It is at the evaporator coil area that the liquid refrigerant changes into a refrigerant gas. This change of state is central to the air conditioning process simply because it is what allows the refrigerant to absorb heat from the air passing over an air conditioner's evaporator coil.
The fact that the evaporator coil plays such an important role in the air conditioning process makes it possible for a homeowner to tell whether there is a problem with various parts of the air conditioning system simply by examining the evaporator coil area. Here are some of the defects that you can detect by simply looking at the evaporator coil area.
Air filter problems
All the air that passes over the evaporator coil has to first pass through the air conditioning system's air filters. When they are in good shape, these filters usually trap dust and mold particles, something that then reduces the rate at which dirt accumulates over the evaporator coil.
When an evaporator coil gets covered with dirt almost immediately after cleaning, chances are that a homeowner is dealing with worn-out air filters. Replacing these filters is therefore necessary if your want to restore your air conditioning system's efficiency.
Refrigerant leak problems
If the copper tubing that makes up the evaporator coil gets punctured, it will leak the refrigerant. If there is a significant enough leak, you will be able to see refrigerant stains around the area of the leak.
The refrigerant that is used in air conditioning systems is usually recycled. Therefore, the most common cause of an air conditioning system refrigerant undercharge is a refrigerant leak. One of the main symptoms of low refrigerant is icing at the evaporator coil region.
Evaporator coil icing usually happens mainly because when the system is low on refrigerant, the pressure at the evaporator coil will drop to extremely low levels. This has the effect of causing extreme temperature drops at the evaporator coil area that not only causes condensation, but also results in the freezing of the formed condensate. Therefore, if you notice that ice has formed on your system's evaporator coil, chances are that you are dealing with a leak in one of the pipes or air conditioner parts that handle the refrigerant.

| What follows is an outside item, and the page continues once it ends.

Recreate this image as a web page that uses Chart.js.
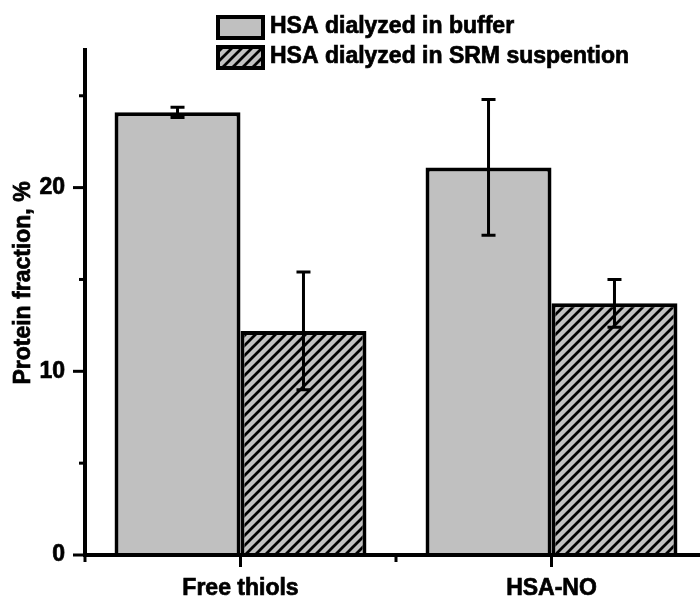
<!DOCTYPE html>
<html>
<head>
<meta charset="utf-8">
<script src="https://cdn.jsdelivr.net/npm/chart.js@4/dist/chart.umd.min.js"></script>
<style>
  html, body { margin: 0; padding: 0; background: #fff; overflow: hidden; }
  #wrap { width: 700px; height: 597px; overflow: hidden; }
</style>
</head>
<body>
<div id="wrap"><canvas id="chart" width="710" height="597"></canvas></div>
<script>
// data
const categories = ['Free thiols', 'HSA-NO'];
const seriesNames = ['HSA dialyzed in buffer', 'HSA dialyzed in SRM suspention'];
const bufferValues = [24.1, 21.1];
const bufferErrors = [0.28, 3.7];
const srmValues = [12.2, 13.7];
const srmErrors = [3.2, 1.3];
const yMajorTicks = [0, 10, 20];
const yMinorTicks = [5, 15, 25];

const FAMILY = '"Liberation Sans", Arial, sans-serif';
const FONT = 'bold 23px ' + FAMILY;

function makeHatch() {
  const c = document.createElement('canvas');
  c.width = 10; c.height = 10;
  const g = c.getContext('2d');
  g.fillStyle = '#c0c0c0';
  g.fillRect(0, 0, 10, 10);
  g.strokeStyle = '#000';
  g.lineWidth = 2.8;
  g.beginPath();
  g.moveTo(-2, 12); g.lineTo(12, -2);
  g.moveTo(-7, 7); g.lineTo(7, -7);
  g.moveTo(3, 17); g.lineTo(17, 3);
  g.stroke();
  return c;
}

const ctx = document.getElementById('chart').getContext('2d');
const hatch = ctx.createPattern(makeHatch(), 'repeat');

const errors = [bufferErrors, srmErrors];

function boldText(c, s, x, y) {
  c.fillText(s, x, y);
  c.lineWidth = 0.7;
  c.strokeText(s, x, y);
}

const extrasPlugin = {
  id: 'extras',
  afterDatasetsDraw(chart) {
    const c = chart.ctx;
    const y = chart.scales.y, x = chart.scales.x;
    const area = chart.chartArea;
    c.save();
    c.strokeStyle = '#000';
    c.lineWidth = 3;
    // error bars
    chart.data.datasets.forEach((ds, di) => {
      const meta = chart.getDatasetMeta(di);
      meta.data.forEach((bar, i) => {
        const v = ds.data[i], e = errors[di][i];
        const top = y.getPixelForValue(v + e), bot = y.getPixelForValue(v - e);
        c.beginPath();
        c.moveTo(bar.x, top); c.lineTo(bar.x, bot);
        c.moveTo(bar.x - 7, top); c.lineTo(bar.x + 7, top);
        c.moveTo(bar.x - 7, bot); c.lineTo(bar.x + 7, bot);
        c.stroke();
      });
    });
    // y ticks (outside)
    yMajorTicks.forEach(t => {
      const p = y.getPixelForValue(t);
      c.beginPath(); c.moveTo(area.left - 12, p); c.lineTo(area.left, p); c.stroke();
    });
    yMinorTicks.forEach(t => {
      const p = y.getPixelForValue(t);
      c.beginPath(); c.moveTo(area.left - 6, p); c.lineTo(area.left, p); c.stroke();
    });
    // x ticks (outside)
    categories.forEach((cat, i) => {
      const p = x.getPixelForValue(i);
      c.beginPath(); c.moveTo(p, area.bottom); c.lineTo(p, area.bottom + 12); c.stroke();
    });
    for (let i = 0; i <= categories.length; i++) {
      const p = x.getPixelForValue(i - 0.5);
      c.beginPath(); c.moveTo(p, area.bottom); c.lineTo(p, area.bottom + 7); c.stroke();
    }
    // axis lines
    c.lineWidth = 4;
    c.beginPath();
    c.moveTo(area.left, area.top); c.lineTo(area.left, area.bottom);
    c.moveTo(area.left - 2, area.bottom); c.lineTo(area.right + 10, area.bottom);
    c.stroke();
    // legend
    const fills = ['#c0c0c0', hatch];
    c.font = FONT;
    c.textBaseline = 'alphabetic';
    c.textAlign = 'left';
    seriesNames.forEach((name, i) => {
      const by = 17 + i * 30;
      c.fillStyle = fills[i];
      c.fillRect(218, by, 45, 21);
      c.lineWidth = 4;
      c.strokeRect(218, by, 45, 21);
      c.fillStyle = '#000';
      boldText(c, name, 270, by + 16);
    });
    // y title
    c.save();
    c.translate(30, 283);
    c.rotate(-Math.PI / 2);
    c.textAlign = 'center';
    boldText(c, 'Protein fraction, %', 0, 0);
    c.restore();
    c.restore();
  }
};

const tickFont = { family: FAMILY, size: 23, weight: 'bold' };

new Chart(ctx, {
  type: 'bar',
  data: {
    labels: categories,
    datasets: [
      { label: seriesNames[0], data: bufferValues, backgroundColor: '#c0c0c0',
        borderColor: '#000', borderWidth: 4 },
      { label: seriesNames[1], data: srmValues, backgroundColor: hatch,
        borderColor: '#000', borderWidth: 4 }
    ]
  },
  options: {
    responsive: false,
    devicePixelRatio: 1,
    animation: false,
    layout: { padding: { top: 48, right: 3, left: 0, bottom: 0 } },
    categoryPercentage: 0.81,
    barPercentage: 1,
    plugins: { legend: { display: false }, tooltip: { enabled: false } },
    scales: {
      x: {
        grid: { display: false },
        border: { display: false },
        ticks: { color: '#000', font: tickFont, padding: 12,
          textStrokeColor: '#000', textStrokeWidth: 0.7 },
        afterFit(s) { s.height = 42; }
      },
      y: {
        min: 0, max: 27.6,
        grid: { display: false },
        border: { display: false },
        ticks: {
          stepSize: 5, color: '#000', padding: 12,
          font: tickFont, textStrokeColor: '#000', textStrokeWidth: 0.7,
          callback: v => yMajorTicks.includes(v) ? String(v) : ''
        },
        afterFit(s) { s.width = 85; }
      }
    }
  },
  plugins: [extrasPlugin]
});
</script>
</body>
</html>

Thermostatic expansion valve problems
The thermostatic expansion valve usually determines how much of the liquid refrigerant enters an air conditioning system's evaporator coils. If the valve is stuck, dirty or frozen, the amount of refrigerant that it releases into the evaporator coil of your air conditioner will be too little to maintain the normal operation pressure. The resulting drop in pressure will then lead to extreme low temperatures at the cooling coil area than may then cause ice formation at the coils. Therefore, if you on inspection you find that your coils are covered with ice, there is a chance that your system has a defective thermostatic expansion valve that needs to be replaced. In such a case, calling an air conditioning company as soon as possible is advisable.